Beethoven suggests a solution with the world of freedom having a kind of the semantic completeness. J.S. Bach searched for a Pythagorean solution of completeness of the Universe that includes self… and broke into silence. Beethoven’s Grosse Fuge gives us an example of the exercise that ultimately leads to overcoming all near-impossible odds. It substantiates the world and leads us to finding the explanation to it. This is the only complete example of the music and maybe of the whole art that represents the world where the solution for its semantic closure is found, at least in the context of exercise having the balance of strict rules and extensive freedom. Grosse Fuge in certain sense is the only example of non-utopic achievement of completeness of the real world. The solution outlined in the Grosse Fuge requires its profound and congruent meta-mathematical analysis, in the same way as Gilbert’s problems and Gödel’s theorems are congruent to J.S. Bach’s universe. Approaches to the logic of creative construction were developed in the intuitionistic mathematics of L.E.J. Brower, in the topoic logic, and in C.S. Peirce’s semiotics and algebra. The latter introduces the ultimate reflective statement that makes the mathematical construction complete.

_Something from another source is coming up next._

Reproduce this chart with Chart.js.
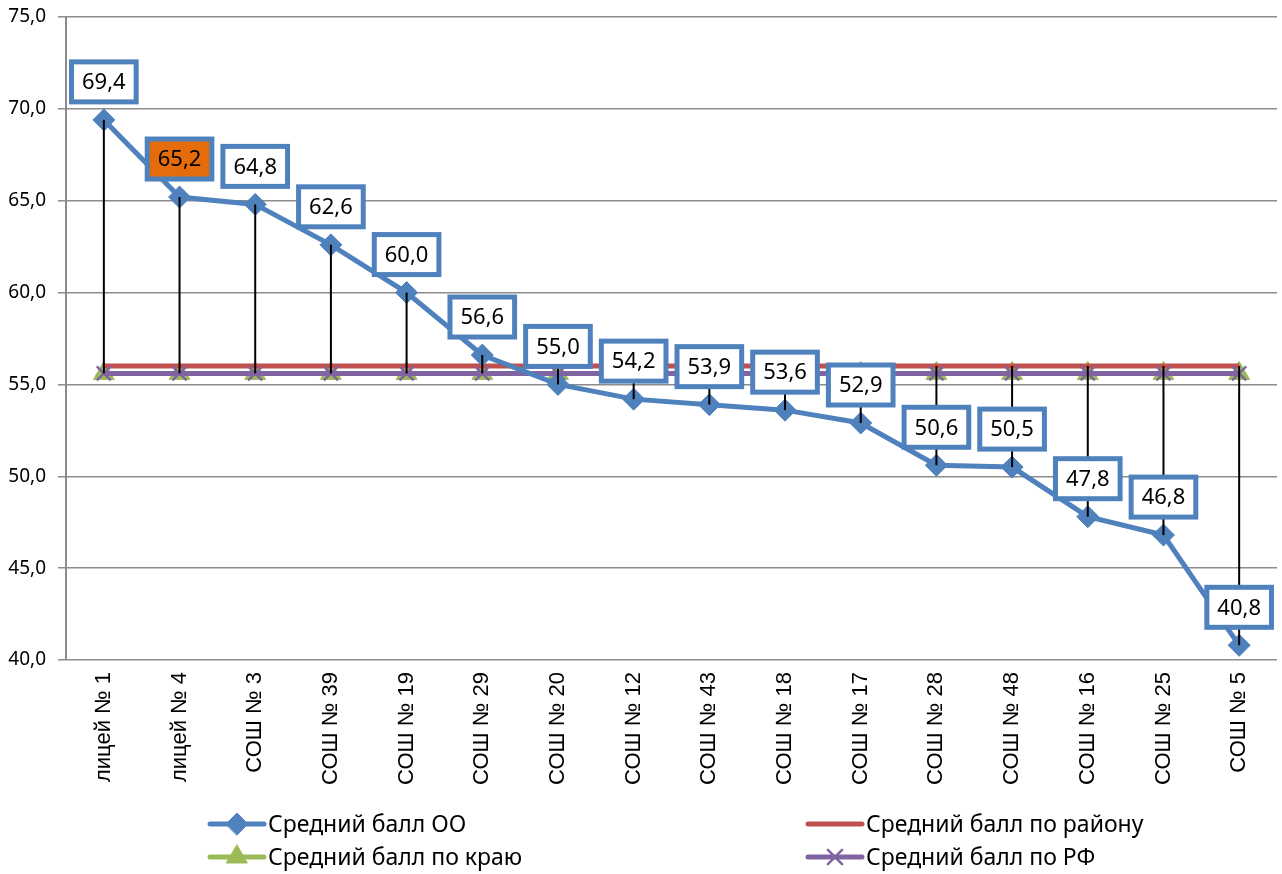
<!DOCTYPE html>
<html>
<head>
<meta charset="utf-8">
<script src="https://cdn.jsdelivr.net/npm/chart.js@4"></script>
<style>
  html, body { margin: 0; padding: 0; background: #fff; }
</style>
</head>
<body>
<canvas id="chart" width="1282" height="874"></canvas>
<script>
// data
const schools = ['лицей № 1', 'лицей № 4', 'СОШ № 3', 'СОШ № 39', 'СОШ № 19', 'СОШ № 29', 'СОШ № 20', 'СОШ № 12',
                 'СОШ № 43', 'СОШ № 18', 'СОШ № 17', 'СОШ № 28', 'СОШ № 48', 'СОШ № 16', 'СОШ № 25', 'СОШ № 5'];
const avgSchool   = [69.4, 65.2, 64.8, 62.6, 60.0, 56.6, 55.0, 54.2, 53.9, 53.6, 52.9, 50.6, 50.5, 47.8, 46.8, 40.8];
const avgDistrict = [56.0, 56.0, 56.0, 56.0, 56.0, 56.0, 56.0, 56.0, 56.0, 56.0, 56.0, 56.0, 56.0, 56.0, 56.0, 56.0];
const avgRegion   = [55.6, 55.6, 55.6, 55.6, 55.6, 55.6, 55.6, 55.6, 55.6, 55.6, 55.6, 55.6, 55.6, 55.6, 55.6, 55.6];
const avgRF       = [55.6, 55.6, 55.6, 55.6, 55.6, 55.6, 55.6, 55.6, 55.6, 55.6, 55.6, 55.6, 55.6, 55.6, 55.6, 55.6];
const seriesNames = ['Средний балл ОО', 'Средний балл по району', 'Средний балл по краю', 'Средний балл по РФ'];
const highlightIndex = 1; // лицей № 4 gets the orange label

const BLUE = '#4F81BD', RED = '#C0504D', GREEN = '#9BBB59', PURPLE = '#8064A2';
const fmt = v => v.toFixed(1).replace('.', ',');

// high-low lines + boxed data labels
const boxLabels = {
    id: 'boxLabels',
    afterDatasetsDraw(chart) {
        const ctx = chart.ctx;
        const y = chart.scales.y;
        const meta = chart.getDatasetMeta(0);
        ctx.save();
        ctx.strokeStyle = '#000';
        ctx.lineWidth = 2;
        meta.data.forEach((pt, i) => {
            const vals = chart.data.datasets.map(d => d.data[i]);
            ctx.beginPath();
            ctx.moveTo(pt.x, y.getPixelForValue(Math.max(...vals)));
            ctx.lineTo(pt.x, y.getPixelForValue(Math.min(...vals)));
            ctx.stroke();
        });

        ctx.font = '22px "Noto Sans"';
        ctx.textAlign = 'center';
        ctx.textBaseline = 'middle';
        meta.data.forEach((pt, i) => {
            const txt = fmt(avgSchool[i]);
            const w = ctx.measureText(txt).width + 21;
            const h = 40;
            const cx = pt.x, cy = pt.y - 38;
            ctx.fillStyle = i === highlightIndex ? '#E46C0A' : '#fff';
            ctx.fillRect(cx - w / 2, cy - h / 2, w, h);
            ctx.lineWidth = 5;
            ctx.strokeStyle = BLUE;
            ctx.strokeRect(cx - w / 2, cy - h / 2, w, h);
            ctx.fillStyle = '#000';
            ctx.fillText(txt, cx, cy + 1);
        });
        ctx.restore();
    }
};

// two-column legend under the axis
const gridLegend = {
    id: 'gridLegend',
    afterDraw(chart) {
        const ctx = chart.ctx;
        const spots = [[210, 824], [808, 824], [210, 857], [808, 857]];
        ctx.save();
        ctx.font = '23px "Noto Sans"';
        ctx.textBaseline = 'middle';
        ctx.textAlign = 'left';
        chart.data.datasets.forEach((ds, i) => {
            const [x, yy] = spots[i];
            ctx.strokeStyle = ds.borderColor;
            ctx.lineWidth = 5;
            ctx.lineCap = 'round';
            ctx.beginPath();
            ctx.moveTo(x, yy);
            ctx.lineTo(x + 54, yy);
            ctx.stroke();
            if (ds.pointRadius > 0) {
                ctx.fillStyle = ds.pointBackgroundColor;
                ctx.strokeStyle = ds.pointBorderColor;
                ctx.lineWidth = ds.pointBorderWidth;
                Chart.helpers.drawPoint(ctx, { pointStyle: ds.pointStyle, radius: ds.pointRadius, borderWidth: ds.pointBorderWidth, rotation: 0 }, x + 27, yy);
            }
            ctx.fillStyle = '#000';
            ctx.fillText(ds.label, x + 58, yy + 1);
        });
        ctx.restore();
    }
};

new Chart(document.getElementById('chart'), {
    type: 'line',
    data: {
        labels: schools,
        datasets: [
            {
                label: seriesNames[0], data: avgSchool, order: 0,
                borderColor: BLUE, borderWidth: 5,
                pointStyle: 'rectRot', pointRadius: 11, pointBorderWidth: 1,
                pointBackgroundColor: BLUE, pointBorderColor: BLUE
            },
            {
                label: seriesNames[1], data: avgDistrict, order: 2,
                borderColor: RED, borderWidth: 5, pointRadius: 0
            },
            {
                label: seriesNames[2], data: avgRegion, order: 3,
                borderColor: GREEN, borderWidth: 5,
                pointStyle: 'triangle', pointRadius: 12, pointBorderWidth: 1,
                pointBackgroundColor: GREEN, pointBorderColor: GREEN
            },
            {
                label: seriesNames[3], data: avgRF, order: 1,
                borderColor: PURPLE, borderWidth: 5,
                pointStyle: 'crossRot', pointRadius: 10, pointBorderWidth: 2.5,
                pointBackgroundColor: PURPLE, pointBorderColor: PURPLE
            }
        ]
    },
    options: {
        responsive: false,
        animation: false,
        devicePixelRatio: 1,
        layout: { autoPadding: false, padding: { top: 17, right: 5, bottom: 74, left: 0 } },
        plugins: { legend: { display: false }, tooltip: { enabled: false } },
        scales: {
            x: {
                offset: true,
                afterFit: s => { s.height = 140; s.paddingLeft = 0; s.paddingRight = 0; },
                grid: { display: false, drawTicks: false, offset: true },
                border: { display: false },
                ticks: {
                    minRotation: 90, maxRotation: 90, padding: 12, autoSkip: false,
                    color: '#000', font: { family: '"Liberation Sans"', size: 22 }
                }
            },
            y: {
                min: 40, max: 75,
                afterFit: s => { s.width = 66; s.paddingTop = 0; s.paddingBottom = 0; },
                grid: { color: '#8C8C8C', lineWidth: 1.5, tickLength: 8 },
                border: { color: '#8C8C8C', width: 2 },
                ticks: {
                    stepSize: 5, padding: 12, color: '#000',
                    font: { family: '"Noto Sans"', size: 19 },
                    callback: v => fmt(v)
                }
            }
        }
    },
    plugins: [boxLabels, gridLegend]
});
</script>
</body>
</html>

The substantiation of this completeness is a great task, which is in fact a substantiation of the link connecting mathematical equations to the physical world. In all cases the enclosing element is difficult to formulate. This element represents the infinite interpretant embodied as a finite sign. Beethoven’s Grosse Fuge in its structure explicitly contains this interpretant and therefore represents the desire of the ultimate great solution that remains in the solitude among the greatest buildings of the human civilization, and in this solitude reflects another solitary peak of J.S. Bach’s die Kunst der Fuge.